## WORK INSTRUCTIONS:
Pictures stay out. Extract the lines below from the first one through the line with "per 100 observations", both included.

## DATASET SECTION:
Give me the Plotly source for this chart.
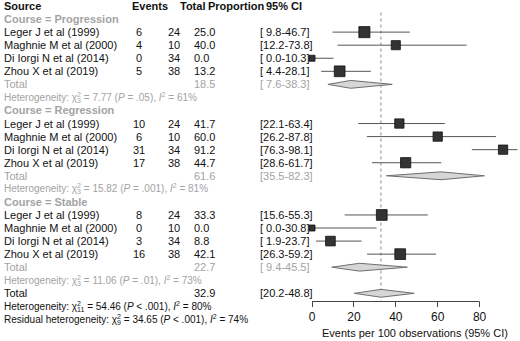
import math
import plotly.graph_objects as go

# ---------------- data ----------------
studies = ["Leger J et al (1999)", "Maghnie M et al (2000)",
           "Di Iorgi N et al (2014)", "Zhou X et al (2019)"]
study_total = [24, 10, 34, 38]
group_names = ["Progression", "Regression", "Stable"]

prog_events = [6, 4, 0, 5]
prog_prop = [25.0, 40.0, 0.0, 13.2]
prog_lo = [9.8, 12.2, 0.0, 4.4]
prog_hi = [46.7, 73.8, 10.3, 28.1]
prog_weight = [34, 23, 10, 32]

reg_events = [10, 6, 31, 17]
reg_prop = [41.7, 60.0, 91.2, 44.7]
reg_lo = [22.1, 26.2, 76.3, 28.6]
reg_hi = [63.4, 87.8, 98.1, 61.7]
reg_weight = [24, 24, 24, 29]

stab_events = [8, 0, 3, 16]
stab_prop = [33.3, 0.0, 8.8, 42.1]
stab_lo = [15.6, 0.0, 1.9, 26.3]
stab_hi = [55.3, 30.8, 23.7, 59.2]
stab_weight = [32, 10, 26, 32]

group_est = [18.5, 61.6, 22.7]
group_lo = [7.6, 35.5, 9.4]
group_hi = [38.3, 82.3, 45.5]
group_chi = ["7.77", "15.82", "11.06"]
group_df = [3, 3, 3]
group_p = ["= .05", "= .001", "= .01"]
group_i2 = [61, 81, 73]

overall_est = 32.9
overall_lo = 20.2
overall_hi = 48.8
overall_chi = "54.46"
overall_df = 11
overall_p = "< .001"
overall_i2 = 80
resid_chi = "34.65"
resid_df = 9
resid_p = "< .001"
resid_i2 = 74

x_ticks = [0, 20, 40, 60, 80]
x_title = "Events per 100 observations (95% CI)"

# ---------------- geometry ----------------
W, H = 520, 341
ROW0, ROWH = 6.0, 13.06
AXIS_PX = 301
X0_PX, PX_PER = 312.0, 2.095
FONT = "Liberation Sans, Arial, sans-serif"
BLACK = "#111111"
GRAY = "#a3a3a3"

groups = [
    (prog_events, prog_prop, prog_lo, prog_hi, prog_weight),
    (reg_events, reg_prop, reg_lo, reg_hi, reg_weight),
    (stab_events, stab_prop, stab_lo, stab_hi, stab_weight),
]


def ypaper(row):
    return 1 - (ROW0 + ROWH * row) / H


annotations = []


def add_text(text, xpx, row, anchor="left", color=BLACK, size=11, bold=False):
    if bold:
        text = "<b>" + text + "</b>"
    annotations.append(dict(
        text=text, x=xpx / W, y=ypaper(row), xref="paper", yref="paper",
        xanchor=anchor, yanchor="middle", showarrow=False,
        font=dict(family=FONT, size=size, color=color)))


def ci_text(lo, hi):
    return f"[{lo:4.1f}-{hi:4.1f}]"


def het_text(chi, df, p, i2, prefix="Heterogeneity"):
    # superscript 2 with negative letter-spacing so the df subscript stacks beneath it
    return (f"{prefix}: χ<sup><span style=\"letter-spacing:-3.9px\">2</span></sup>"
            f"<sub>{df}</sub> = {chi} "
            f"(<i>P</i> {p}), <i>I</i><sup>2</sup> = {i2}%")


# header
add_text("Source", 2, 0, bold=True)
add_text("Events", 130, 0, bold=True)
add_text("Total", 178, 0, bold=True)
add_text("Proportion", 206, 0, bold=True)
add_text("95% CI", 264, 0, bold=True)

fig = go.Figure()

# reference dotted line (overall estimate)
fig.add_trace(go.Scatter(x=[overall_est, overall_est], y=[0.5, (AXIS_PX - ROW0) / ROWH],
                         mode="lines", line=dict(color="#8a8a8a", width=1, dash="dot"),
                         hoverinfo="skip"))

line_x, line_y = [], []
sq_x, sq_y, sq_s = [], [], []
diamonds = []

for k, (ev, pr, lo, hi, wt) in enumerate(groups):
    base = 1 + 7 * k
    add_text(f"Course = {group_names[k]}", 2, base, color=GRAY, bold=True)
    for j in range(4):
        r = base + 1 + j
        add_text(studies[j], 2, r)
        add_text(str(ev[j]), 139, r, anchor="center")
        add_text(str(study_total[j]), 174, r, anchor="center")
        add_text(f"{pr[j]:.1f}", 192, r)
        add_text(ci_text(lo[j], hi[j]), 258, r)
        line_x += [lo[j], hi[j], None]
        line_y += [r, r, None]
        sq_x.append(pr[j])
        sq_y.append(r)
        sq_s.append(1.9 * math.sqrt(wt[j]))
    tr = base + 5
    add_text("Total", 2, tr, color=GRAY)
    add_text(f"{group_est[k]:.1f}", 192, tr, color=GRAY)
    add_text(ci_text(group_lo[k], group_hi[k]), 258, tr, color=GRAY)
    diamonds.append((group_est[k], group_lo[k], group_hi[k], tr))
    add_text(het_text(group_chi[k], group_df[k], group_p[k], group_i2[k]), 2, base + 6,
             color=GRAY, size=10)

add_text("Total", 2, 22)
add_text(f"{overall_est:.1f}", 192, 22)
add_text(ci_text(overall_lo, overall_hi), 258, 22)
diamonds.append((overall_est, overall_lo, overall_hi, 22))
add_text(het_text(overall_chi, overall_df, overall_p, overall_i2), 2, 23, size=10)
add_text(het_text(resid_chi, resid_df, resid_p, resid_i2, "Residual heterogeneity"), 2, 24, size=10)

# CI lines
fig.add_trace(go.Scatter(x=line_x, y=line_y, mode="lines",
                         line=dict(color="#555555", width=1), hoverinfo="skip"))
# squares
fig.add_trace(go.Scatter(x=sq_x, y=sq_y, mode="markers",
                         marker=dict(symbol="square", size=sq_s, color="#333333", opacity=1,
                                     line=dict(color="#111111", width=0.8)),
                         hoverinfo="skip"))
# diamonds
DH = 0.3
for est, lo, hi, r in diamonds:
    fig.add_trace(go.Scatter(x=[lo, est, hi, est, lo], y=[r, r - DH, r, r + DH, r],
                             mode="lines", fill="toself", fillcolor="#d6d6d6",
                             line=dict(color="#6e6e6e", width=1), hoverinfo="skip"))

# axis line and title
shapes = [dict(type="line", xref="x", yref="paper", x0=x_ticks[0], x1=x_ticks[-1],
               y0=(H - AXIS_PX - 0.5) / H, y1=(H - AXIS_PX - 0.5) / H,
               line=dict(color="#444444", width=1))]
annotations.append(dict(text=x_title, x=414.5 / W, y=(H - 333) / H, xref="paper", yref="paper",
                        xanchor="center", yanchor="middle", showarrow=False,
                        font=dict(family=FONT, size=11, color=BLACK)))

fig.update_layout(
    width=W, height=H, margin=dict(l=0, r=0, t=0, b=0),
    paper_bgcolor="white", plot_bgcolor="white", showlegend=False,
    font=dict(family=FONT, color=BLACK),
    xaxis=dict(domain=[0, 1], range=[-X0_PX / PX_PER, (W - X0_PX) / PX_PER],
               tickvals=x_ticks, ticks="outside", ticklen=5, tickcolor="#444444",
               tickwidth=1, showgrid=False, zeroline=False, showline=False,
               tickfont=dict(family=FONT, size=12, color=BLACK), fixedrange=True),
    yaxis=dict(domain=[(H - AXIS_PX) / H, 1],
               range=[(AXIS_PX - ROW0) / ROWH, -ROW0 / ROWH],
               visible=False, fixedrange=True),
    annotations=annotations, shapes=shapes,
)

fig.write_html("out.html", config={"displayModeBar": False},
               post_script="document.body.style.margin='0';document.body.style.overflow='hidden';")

## RIGHT ANSWER:
Give me the Plotly source for this chart.
import math
import plotly.graph_objects as go

# ---------------- data ----------------
studies = ["Leger J et al (1999)", "Maghnie M et al (2000)",
           "Di Iorgi N et al (2014)", "Zhou X et al (2019)"]
study_total = [24, 10, 34, 38]
group_names = ["Progression", "Regression", "Stable"]

prog_events = [6, 4, 0, 5]
prog_prop = [25.0, 40.0, 0.0, 13.2]
prog_lo = [9.8, 12.2, 0.0, 4.4]
prog_hi = [46.7, 73.8, 10.3, 28.1]
prog_weight = [34, 23, 10, 32]

reg_events = [10, 6, 31, 17]
reg_prop = [41.7, 60.0, 91.2, 44.7]
reg_lo = [22.1, 26.2, 76.3, 28.6]
reg_hi = [63.4, 87.8, 98.1, 61.7]
reg_weight = [24, 24, 24, 29]

stab_events = [8, 0, 3, 16]
stab_prop = [33.3, 0.0, 8.8, 42.1]
stab_lo = [15.6, 0.0, 1.9, 26.3]
stab_hi = [55.3, 30.8, 23.7, 59.2]
stab_weight = [32, 10, 26, 32]

group_est = [18.5, 61.6, 22.7]
group_lo = [7.6, 35.5, 9.4]
group_hi = [38.3, 82.3, 45.5]
group_chi = ["7.77", "15.82", "11.06"]
group_df = [3, 3, 3]
group_p = ["= .05", "= .001", "= .01"]
group_i2 = [61, 81, 73]

overall_est = 32.9
overall_lo = 20.2
overall_hi = 48.8
overall_chi = "54.46"
overall_df = 11
overall_p = "< .001"
overall_i2 = 80
resid_chi = "34.65"
resid_df = 9
resid_p = "< .001"
resid_i2 = 74

x_ticks = [0, 20, 40, 60, 80]
x_title = "Events per 100 observations (95% CI)"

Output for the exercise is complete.